* _Given instruction_
Transcribe all of the material below word for word and leave out its pictures.

* _Available data_
----------

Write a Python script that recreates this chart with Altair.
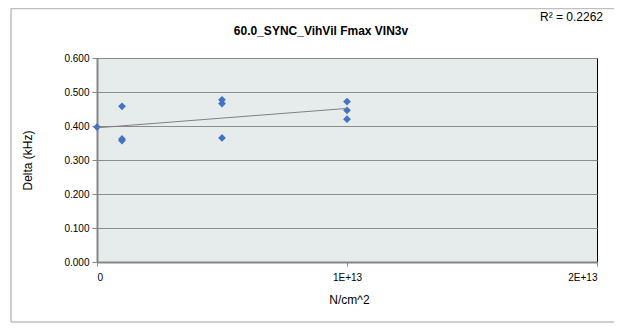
import altair as alt
import pandas as pd

# ---- data ----
fluence = [0, 1e12, 1e12, 1e12, 5e12, 5e12, 5e12, 1e13, 1e13, 1e13]
delta = [0.397, 0.458, 0.362, 0.357, 0.477, 0.466, 0.365, 0.472, 0.446, 0.420]
x_ticks = [0, 1e13, 2e13]
y_ticks = [0.0, 0.1, 0.2, 0.3, 0.4, 0.5, 0.6]
title_text = ["60.0_SYNC_VihVil Fmax VIN3v"]
r2_text = ["R² = 0.2262"]

df = pd.DataFrame({"x": fluence, "y": delta})

FONT = "Liberation Sans"
W, H = 500, 204

xs = alt.Scale(domain=[0, 2e13], nice=False, zero=False)
ys = alt.Scale(domain=[0, 0.6], nice=False)

x_axis = alt.Axis(
    values=x_ticks,
    labelExpr="datum.value == 0 ? '0' : (datum.value / 1e13) + 'E+13'",
    title="N/cm^2",
    grid=False,
    domainColor="#868686",
    domainWidth=2,
    tickColor="#868686",
    tickSize=4,
    labelPadding=6,
    labelFontSize=10,
    labelColor="#000000",
    labelFont=FONT,
    titleFont=FONT,
    titleFontSize=12,
    titleFontWeight="normal",
    titleColor="#000000",
    titleX=252,
    titleY=37,
    titleBaseline="middle",
)
y_axis = alt.Axis(
    values=y_ticks,
    format=".3f",
    title="Delta (kHz)",
    grid=True,
    gridColor="#8C8C8C",
    gridWidth=1,
    domainColor="#868686",
    domainWidth=2,
    tickColor="#868686",
    tickSize=5,
    labelPadding=3,
    labelFontSize=10,
    labelColor="#000000",
    labelFont=FONT,
    titleFont=FONT,
    titleFontSize=12,
    titleFontWeight="normal",
    titleColor="#000000",
    titleX=-70,
    titleY=H / 2,
    titleBaseline="middle",
    titleAlign="center",
)

base = alt.Chart(df)

points = base.mark_point(
    shape="diamond", filled=True, size=60, color="#4472C4", opacity=1
).encode(
    x=alt.X("x:Q", scale=xs, axis=x_axis),
    y=alt.Y("y:Q", scale=ys, axis=y_axis),
)

trend = base.transform_regression("x", "y").mark_line(
    color="#7F7F7F", strokeWidth=1
).encode(
    x=alt.X("x:Q", scale=xs, axis=x_axis),
    y=alt.Y("y:Q", scale=ys, axis=y_axis),
)

title = alt.Chart(pd.DataFrame({"t": title_text})).mark_text(
    font=FONT, fontSize=12, fontWeight="bold", color="#000000",
    align="center", baseline="middle",
).encode(text="t:N", x=alt.value(224), y=alt.value(-27))

r2 = alt.Chart(pd.DataFrame({"t": r2_text})).mark_text(
    font=FONT, fontSize=12, color="#000000", align="left", baseline="middle",
).encode(text="t:N", x=alt.value(443), y=alt.value(-41))

frame_df = pd.DataFrame({"t": [0]})
frame_left = alt.Chart(frame_df).mark_rule(color="#BFBFBF", strokeWidth=1.5).encode(
    x=alt.value(-86), y=alt.value(-49.5), y2=alt.value(264)
)
frame_top = alt.Chart(frame_df).mark_rule(color="#BFBFBF", strokeWidth=1.5).encode(
    x=alt.value(-86), x2=alt.value(530), y=alt.value(-49.5)
)
frame_bottom = alt.Chart(frame_df).mark_rule(color="#BFBFBF", strokeWidth=1.5).encode(
    x=alt.value(-86), x2=alt.value(530), y=alt.value(264)
)

chart = alt.layer(frame_left, frame_top, frame_bottom, points, trend, title, r2).properties(
    width=W,
    height=H,
    autosize="none",
    padding={"left": 89, "top": 50, "right": 17, "bottom": 61},
    background="#FFFFFF",
).configure_view(
    fill="#E6ECEC", stroke="#000000", strokeWidth=1
)

chart.save("out.html", embed_options={"renderer": "svg", "actions": False})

----------

* _Solution to the problem_
Write a Python script that recreates this chart with Altair.
import altair as alt
import pandas as pd

# ---- data ----
fluence = [0, 1e12, 1e12, 1e12, 5e12, 5e12, 5e12, 1e13, 1e13, 1e13]
delta = [0.397, 0.458, 0.362, 0.357, 0.477, 0.466, 0.365, 0.472, 0.446, 0.420]
x_ticks = [0, 1e13, 2e13]
y_ticks = [0.0, 0.1, 0.2, 0.3, 0.4, 0.5, 0.6]
title_text = ["60.0_SYNC_VihVil Fmax VIN3v"]
r2_text = ["R² = 0.2262"]

df = pd.DataFrame({"x": fluence, "y": delta})

FONT = "Liberation Sans"
W, H = 500, 204

xs = alt.Scale(domain=[0, 2e13], nice=False, zero=False)
ys = alt.Scale(domain=[0, 0.6], nice=False)

x_axis = alt.Axis(
    values=x_ticks,
    labelExpr="datum.value == 0 ? '0' : (datum.value / 1e13) + 'E+13'",
    title="N/cm^2",
    grid=False,
    domainColor="#868686",
    domainWidth=2,
    tickColor="#868686",
    tickSize=4,
    labelPadding=6,
    labelFontSize=10,
    labelColor="#000000",
    labelFont=FONT,
    titleFont=FONT,
    titleFontSize=12,
    titleFontWeight="normal",
    titleColor="#000000",
    titleX=252,
    titleY=37,
    titleBaseline="middle",
)
y_axis = alt.Axis(
    values=y_ticks,
    format=".3f",
    title="Delta (kHz)",
    grid=True,
    gridColor="#8C8C8C",
    gridWidth=1,
    domainColor="#868686",
    domainWidth=2,
    tickColor="#868686",
    tickSize=5,
    labelPadding=3,
    labelFontSize=10,
    labelColor="#000000",
    labelFont=FONT,
    titleFont=FONT,
    titleFontSize=12,
    titleFontWeight="normal",
    titleColor="#000000",
    titleX=-70,
    titleY=H / 2,
    titleBaseline="middle",
    titleAlign="center",
)

base = alt.Chart(df)

points = base.mark_point(
    shape="diamond", filled=True, size=60, color="#4472C4", opacity=1
).encode(
    x=alt.X("x:Q", scale=xs, axis=x_axis),
    y=alt.Y("y:Q", scale=ys, axis=y_axis),
)

trend = base.transform_regression("x", "y").mark_line(
    color="#7F7F7F", strokeWidth=1
).encode(
    x=alt.X("x:Q", scale=xs, axis=x_axis),
    y=alt.Y("y:Q", scale=ys, axis=y_axis),
)

title = alt.Chart(pd.DataFrame({"t": title_text})).mark_text(
    font=FONT, fontSize=12, fontWeight="bold", color="#000000",
    align="center", baseline="middle",
).encode(text="t:N", x=alt.value(224), y=alt.value(-27))

r2 = alt.Chart(pd.DataFrame({"t": r2_text})).mark_text(
    font=FONT, fontSize=12, color="#000000", align="left", baseline="middle",
).encode(text="t:N", x=alt.value(443), y=alt.value(-41))

frame_df = pd.DataFrame({"t": [0]})
frame_left = alt.Chart(frame_df).mark_rule(color="#BFBFBF", strokeWidth=1.5).encode(
    x=alt.value(-86), y=alt.value(-49.5), y2=alt.value(264)
)
frame_top = alt.Chart(frame_df).mark_rule(color="#BFBFBF", strokeWidth=1.5).encode(
    x=alt.value(-86), x2=alt.value(530), y=alt.value(-49.5)
)
frame_bottom = alt.Chart(frame_df).mark_rule(color="#BFBFBF", strokeWidth=1.5).encode(
    x=alt.value(-86), x2=alt.value(530), y=alt.value(264)
)

chart = alt.layer(frame_left, frame_top, frame_bottom, points, trend, title, r2).properties(
    width=W,
    height=H,
    autosize="none",
    padding={"left": 89, "top": 50, "right": 17, "bottom": 61},
    background="#FFFFFF",
).configure_view(
    fill="#E6ECEC", stroke="#000000", strokeWidth=1
)

chart.save("out.html", embed_options={"renderer": "svg", "actions": False})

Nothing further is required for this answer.